* The task:
Skip the pictures. Transcribe the rest of the data below without changing a word.

* Provided data:
• • •
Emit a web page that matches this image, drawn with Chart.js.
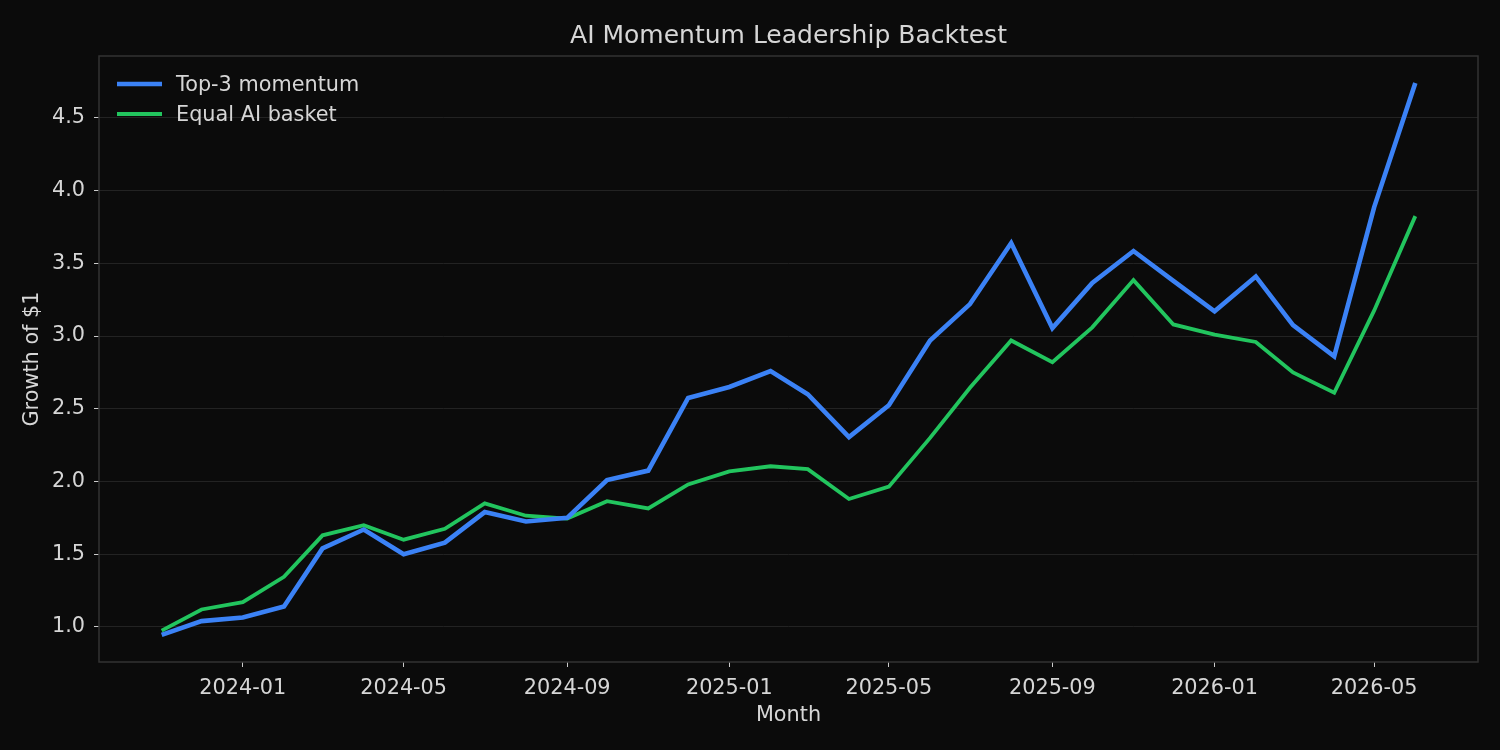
<!DOCTYPE html>
<html>
<head>
<meta charset="utf-8">
<title>AI Momentum Leadership Backtest</title>
<script src="https://cdn.jsdelivr.net/npm/chart.js@4"></script>
<style>
  html, body { margin: 0; padding: 0; background: #0b0b0b; }
  #wrap { width: 1500px; height: 750px; }
</style>
</head>
<body>
<div id="wrap"><canvas id="line-chart"></canvas></div>
<script>
// monthly points
var months = [
    '2023-11', '2023-12',
    '2024-01', '2024-02', '2024-03', '2024-04', '2024-05', '2024-06',
    '2024-07', '2024-08', '2024-09', '2024-10', '2024-11', '2024-12',
    '2025-01', '2025-02', '2025-03', '2025-04', '2025-05', '2025-06',
    '2025-07', '2025-08', '2025-09', '2025-10', '2025-11', '2025-12',
    '2026-01', '2026-02', '2026-03', '2026-04', '2026-05', '2026-06'
];

var topMomentum = [
    0.945, 1.04,
    1.065, 1.14, 1.54, 1.67, 1.50, 1.58,
    1.79, 1.725, 1.75, 2.01, 2.075, 2.575,
    2.65, 2.76, 2.60, 2.305, 2.525, 2.97,
    3.22, 3.64, 3.055, 3.365, 3.585, 3.38,
    3.17, 3.41, 3.075, 2.86, 3.885, 4.74
];

var equalBasket = [
    0.975, 1.12,
    1.17, 1.345, 1.63, 1.70, 1.60, 1.675,
    1.85, 1.765, 1.745, 1.865, 1.815, 1.98,
    2.07, 2.105, 2.085, 1.88, 1.965, 2.30,
    2.645, 2.97, 2.82, 3.06, 3.385, 3.08,
    3.01, 2.96, 2.75, 2.61, 3.175, 3.825
];

var xTickLabels = ['2024-01', '2024-05', '2024-09', '2025-01', '2025-05', '2025-09', '2026-01', '2026-05'];
var yTicks = [1.0, 1.5, 2.0, 2.5, 3.0, 3.5, 4.0, 4.5];

var seriesNames = ['Top-3 momentum', 'Equal AI basket'];
var seriesColors = ['#3b82f6', '#22c55e'];

function toTime(ym) {
    var p = ym.split('-');
    return Date.UTC(+p[0], +p[1] - 1, 1);
}

function fmtMonth(t) {
    var d = new Date(t);
    var m = d.getUTCMonth() + 1;
    return d.getUTCFullYear() + '-' + (m < 10 ? '0' + m : m);
}

var xFirst = toTime(months[0]);
var xLast = toTime(months[months.length - 1]);
var xPad = (xLast - xFirst) * 0.05;

function points(values) {
    return values.map(function (v, i) {
        return { x: toTime(months[i]), y: v };
    });
}

var textColor = '#d6d6d6';
var fontFamily = "'DejaVu Sans', sans-serif";

// full frame around the plot area
var frame = {
    id: 'frame',
    afterDraw: function (chart) {
        var a = chart.chartArea, c = chart.ctx;
        c.save();
        c.strokeStyle = '#333333';
        c.lineWidth = 1.5;
        c.strokeRect(a.left, a.top, a.right - a.left, a.bottom - a.top);
        c.restore();
    }
};

var background = {
    id: 'background',
    beforeDraw: function (chart) {
        var c = chart.ctx;
        c.save();
        c.fillStyle = '#0b0b0b';
        c.fillRect(0, 0, chart.width, chart.height);
        c.restore();
    }
};

// legend inside the plot, top-left, line samples
var insideLegend = {
    id: 'insideLegend',
    afterDatasetsDraw: function (chart) {
        var a = chart.chartArea, c = chart.ctx;
        c.save();
        c.font = '20.8px ' + fontFamily;
        c.textBaseline = 'middle';
        c.textAlign = 'left';
        chart.data.datasets.forEach(function (ds, i) {
            var y = a.top + 28 + i * 30;
            c.strokeStyle = ds.borderColor;
            c.lineWidth = ds.borderWidth;
            c.beginPath();
            c.moveTo(a.left + 18, y);
            c.lineTo(a.left + 63, y);
            c.stroke();
            c.fillStyle = textColor;
            c.fillText(ds.label, a.left + 77, y + 2);
        });
        c.restore();
    }
};

var ctx = document.getElementById('line-chart').getContext('2d');
var chart = new Chart(ctx, {
    type: 'line',
    data: {
        datasets: [
            {
                label: seriesNames[0],
                data: points(topMomentum),
                borderColor: seriesColors[0],
                backgroundColor: seriesColors[0],
                borderWidth: 4.6,
                pointRadius: 0,
                tension: 0,
                order: 1
            },
            {
                label: seriesNames[1],
                data: points(equalBasket),
                borderColor: seriesColors[1],
                backgroundColor: seriesColors[1],
                borderWidth: 3.8,
                pointRadius: 0,
                tension: 0,
                order: 2
            }
        ]
    },
    options: {
        responsive: true,
        maintainAspectRatio: false,
        animation: false,
        layout: { padding: { left: 0, right: 22, top: 0, bottom: 0 } },
        plugins: {
            title: {
                display: true,
                fullSize: false,
                text: 'AI Momentum Leadership Backtest',
                color: textColor,
                font: { family: fontFamily, size: 25, weight: 'normal' },
                padding: { top: 21, bottom: 5 }
            },
            legend: { display: false },
            tooltip: { enabled: false }
        },
        scales: {
            x: {
                type: 'linear',
                min: xFirst - xPad,
                max: xLast + xPad,
                afterBuildTicks: function (scale) {
                    scale.ticks = xTickLabels.map(function (l) { return { value: toTime(l) }; });
                },
                afterFit: function (scale) { scale.height = 88; },
                ticks: {
                    color: textColor,
                    font: { family: fontFamily, size: 20.8 },
                    padding: 9,
                    maxRotation: 0,
                    autoSkip: false,
                    callback: function (v) { return fmtMonth(v); }
                },
                grid: {
                    drawOnChartArea: false,
                    drawTicks: true,
                    tickLength: 5,
                    tickColor: '#cccccc'
                },
                border: { display: false },
                title: {
                    display: true,
                    text: 'Month',
                    color: textColor,
                    font: { family: fontFamily, size: 20.8 },
                    padding: { top: 4, bottom: 22 }
                }
            },
            y: {
                type: 'linear',
                min: 0.759,
                max: 4.926,
                afterBuildTicks: function (scale) {
                    scale.ticks = yTicks.map(function (v) { return { value: v }; });
                },
                afterFit: function (scale) { scale.width = 99; },
                ticks: {
                    color: textColor,
                    font: { family: fontFamily, size: 20.8 },
                    padding: 9,
                    callback: function (v) { return v.toFixed(1); }
                },
                grid: {
                    color: '#232323',
                    lineWidth: 1,
                    drawTicks: true,
                    tickLength: 5,
                    tickColor: '#cccccc'
                },
                border: { display: false },
                title: {
                    display: true,
                    text: 'Growth of $1',
                    color: textColor,
                    font: { family: fontFamily, size: 20.8 },
                    padding: { top: 20, bottom: 0 }
                }
            }
        }
    },
    plugins: [background, frame, insideLegend]
});
</script>
</body>
</html>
• • •
* Task solution:
Emit a web page that matches this image, drawn with Chart.js.
<!DOCTYPE html>
<html>
<head>
<meta charset="utf-8">
<title>AI Momentum Leadership Backtest</title>
<script src="https://cdn.jsdelivr.net/npm/chart.js@4"></script>
<style>
  html, body { margin: 0; padding: 0; background: #0b0b0b; }
  #wrap { width: 1500px; height: 750px; }
</style>
</head>
<body>
<div id="wrap"><canvas id="line-chart"></canvas></div>
<script>
// monthly points
var months = [
    '2023-11', '2023-12',
    '2024-01', '2024-02', '2024-03', '2024-04', '2024-05', '2024-06',
    '2024-07', '2024-08', '2024-09', '2024-10', '2024-11', '2024-12',
    '2025-01', '2025-02', '2025-03', '2025-04', '2025-05', '2025-06',
    '2025-07', '2025-08', '2025-09', '2025-10', '2025-11', '2025-12',
    '2026-01', '2026-02', '2026-03', '2026-04', '2026-05', '2026-06'
];

var topMomentum = [
    0.945, 1.04,
    1.065, 1.14, 1.54, 1.67, 1.50, 1.58,
    1.79, 1.725, 1.75, 2.01, 2.075, 2.575,
    2.65, 2.76, 2.60, 2.305, 2.525, 2.97,
    3.22, 3.64, 3.055, 3.365, 3.585, 3.38,
    3.17, 3.41, 3.075, 2.86, 3.885, 4.74
];

var equalBasket = [
    0.975, 1.12,
    1.17, 1.345, 1.63, 1.70, 1.60, 1.675,
    1.85, 1.765, 1.745, 1.865, 1.815, 1.98,
    2.07, 2.105, 2.085, 1.88, 1.965, 2.30,
    2.645, 2.97, 2.82, 3.06, 3.385, 3.08,
    3.01, 2.96, 2.75, 2.61, 3.175, 3.825
];

var xTickLabels = ['2024-01', '2024-05', '2024-09', '2025-01', '2025-05', '2025-09', '2026-01', '2026-05'];
var yTicks = [1.0, 1.5, 2.0, 2.5, 3.0, 3.5, 4.0, 4.5];

var seriesNames = ['Top-3 momentum', 'Equal AI basket'];
var seriesColors = ['#3b82f6', '#22c55e'];

function toTime(ym) {
    var p = ym.split('-');
    return Date.UTC(+p[0], +p[1] - 1, 1);
}

function fmtMonth(t) {
    var d = new Date(t);
    var m = d.getUTCMonth() + 1;
    return d.getUTCFullYear() + '-' + (m < 10 ? '0' + m : m);
}

var xFirst = toTime(months[0]);
var xLast = toTime(months[months.length - 1]);
var xPad = (xLast - xFirst) * 0.05;

function points(values) {
    return values.map(function (v, i) {
        return { x: toTime(months[i]), y: v };
    });
}

var textColor = '#d6d6d6';
var fontFamily = "'DejaVu Sans', sans-serif";

// full frame around the plot area
var frame = {
    id: 'frame',
    afterDraw: function (chart) {
        var a = chart.chartArea, c = chart.ctx;
        c.save();
        c.strokeStyle = '#333333';
        c.lineWidth = 1.5;
        c.strokeRect(a.left, a.top, a.right - a.left, a.bottom - a.top);
        c.restore();
    }
};

var background = {
    id: 'background',
    beforeDraw: function (chart) {
        var c = chart.ctx;
        c.save();
        c.fillStyle = '#0b0b0b';
        c.fillRect(0, 0, chart.width, chart.height);
        c.restore();
    }
};

// legend inside the plot, top-left, line samples
var insideLegend = {
    id: 'insideLegend',
    afterDatasetsDraw: function (chart) {
        var a = chart.chartArea, c = chart.ctx;
        c.save();
        c.font = '20.8px ' + fontFamily;
        c.textBaseline = 'middle';
        c.textAlign = 'left';
        chart.data.datasets.forEach(function (ds, i) {
            var y = a.top + 28 + i * 30;
            c.strokeStyle = ds.borderColor;
            c.lineWidth = ds.borderWidth;
            c.beginPath();
            c.moveTo(a.left + 18, y);
            c.lineTo(a.left + 63, y);
            c.stroke();
            c.fillStyle = textColor;
            c.fillText(ds.label, a.left + 77, y + 2);
        });
        c.restore();
    }
};

var ctx = document.getElementById('line-chart').getContext('2d');
var chart = new Chart(ctx, {
    type: 'line',
    data: {
        datasets: [
            {
                label: seriesNames[0],
                data: points(topMomentum),
                borderColor: seriesColors[0],
                backgroundColor: seriesColors[0],
                borderWidth: 4.6,
                pointRadius: 0,
                tension: 0,
                order: 1
            },
            {
                label: seriesNames[1],
                data: points(equalBasket),
                borderColor: seriesColors[1],
                backgroundColor: seriesColors[1],
                borderWidth: 3.8,
                pointRadius: 0,
                tension: 0,
                order: 2
            }
        ]
    },
    options: {
        responsive: true,
        maintainAspectRatio: false,
        animation: false,
        layout: { padding: { left: 0, right: 22, top: 0, bottom: 0 } },
        plugins: {
            title: {
                display: true,
                fullSize: false,
                text: 'AI Momentum Leadership Backtest',
                color: textColor,
                font: { family: fontFamily, size: 25, weight: 'normal' },
                padding: { top: 21, bottom: 5 }
            },
            legend: { display: false },
            tooltip: { enabled: false }
        },
        scales: {
            x: {
                type: 'linear',
                min: xFirst - xPad,
                max: xLast + xPad,
                afterBuildTicks: function (scale) {
                    scale.ticks = xTickLabels.map(function (l) { return { value: toTime(l) }; });
                },
                afterFit: function (scale) { scale.height = 88; },
                ticks: {
                    color: textColor,
                    font: { family: fontFamily, size: 20.8 },
                    padding: 9,
                    maxRotation: 0,
                    autoSkip: false,
                    callback: function (v) { return fmtMonth(v); }
                },
                grid: {
                    drawOnChartArea: false,
                    drawTicks: true,
                    tickLength: 5,
                    tickColor: '#cccccc'
                },
                border: { display: false },
                title: {
                    display: true,
                    text: 'Month',
                    color: textColor,
                    font: { family: fontFamily, size: 20.8 },
                    padding: { top: 4, bottom: 22 }
                }
            },
            y: {
                type: 'linear',
                min: 0.759,
                max: 4.926,
                afterBuildTicks: function (scale) {
                    scale.ticks = yTicks.map(function (v) { return { value: v }; });
                },
                afterFit: function (scale) { scale.width = 99; },
                ticks: {
                    color: textColor,
                    font: { family: fontFamily, size: 20.8 },
                    padding: 9,
                    callback: function (v) { return v.toFixed(1); }
                },
                grid: {
                    color: '#232323',
                    lineWidth: 1,
                    drawTicks: true,
                    tickLength: 5,
                    tickColor: '#cccccc'
                },
                border: { display: false },
                title: {
                    display: true,
                    text: 'Growth of $1',
                    color: textColor,
                    font: { family: fontFamily, size: 20.8 },
                    padding: { top: 20, bottom: 0 }
                }
            }
        }
    },
    plugins: [background, frame, insideLegend]
});
</script>
</body>
</html>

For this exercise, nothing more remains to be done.